Related to collecting, receiving, and disseminating information.

– Monitor – Personally seek and receive information, to be able to understand the organization.

– Disseminator – Transmits all import information received from outsiders to the members of the organization.

– Spokesperson – On the contrary to the above role, here the manager transmits the organization’s plans, policies and actions to outsiders.

Decisional Roles

Roles that revolve around making choices.

– Entrepreneur – Seeks opportunities. Basically they search for change, respond to it, and exploit it.

– Negotiator – Represents the organization at major negotiations.

– Resource Allocator – Makes or approves all significant decisions related to the allocation of resources.

– Disturbance Handler – Responsible for corrective action when the organization faces disturbances.
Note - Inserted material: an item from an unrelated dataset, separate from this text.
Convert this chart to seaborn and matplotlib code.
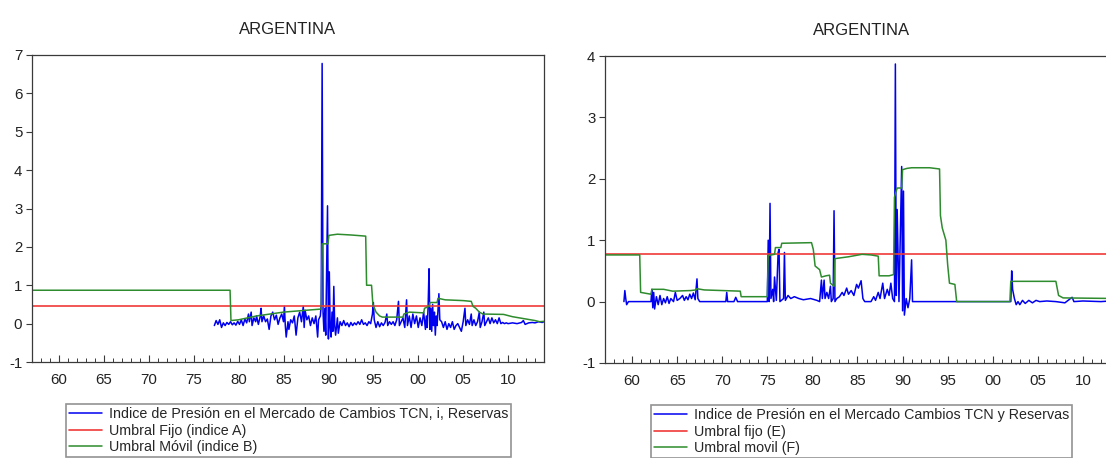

Fayol identifies five elements of management- planning, organising, co-ordinating, commanding and controlling all of which he believed were necessary to facilitate the management process. In comparison Mintzberg considers management activities to fall within three broad groups- interpersonal, informational and decisional which encompass his ten management roles of figurehead, leader, liaison, spokesperson, disseminator, monitor, resource allocator, entrepreneur, disturbance handler and negotiator. Although due to their differences, these theories can be treated as competing views, both can also be perceived as reinforcing the other as many parallels and similarities intrinsically exist. Consequentially the term ‘managerial style’ combines the two theories.

Mintzberg obtained his theory as a result of research based on observation. Hence, his roles directly depict what managers do. He argues that Fayol’s functions ‘do not describe the actual work of managers at all; they describe certain vague objectives of managerial work’ (Mintzberg 1971). As he observed the managers in his research, he found that all activities captured at lease one of his ten roles in practice whereas they could not be simplified to be known singularly as one of Fayol’s functions. For example, a manager sending a memo out to subordinates informing them of the outcome of the mornings meeting is directly taking on the informational role of disseminator- providing internal personnel with information obtained either external or internal of the organisation.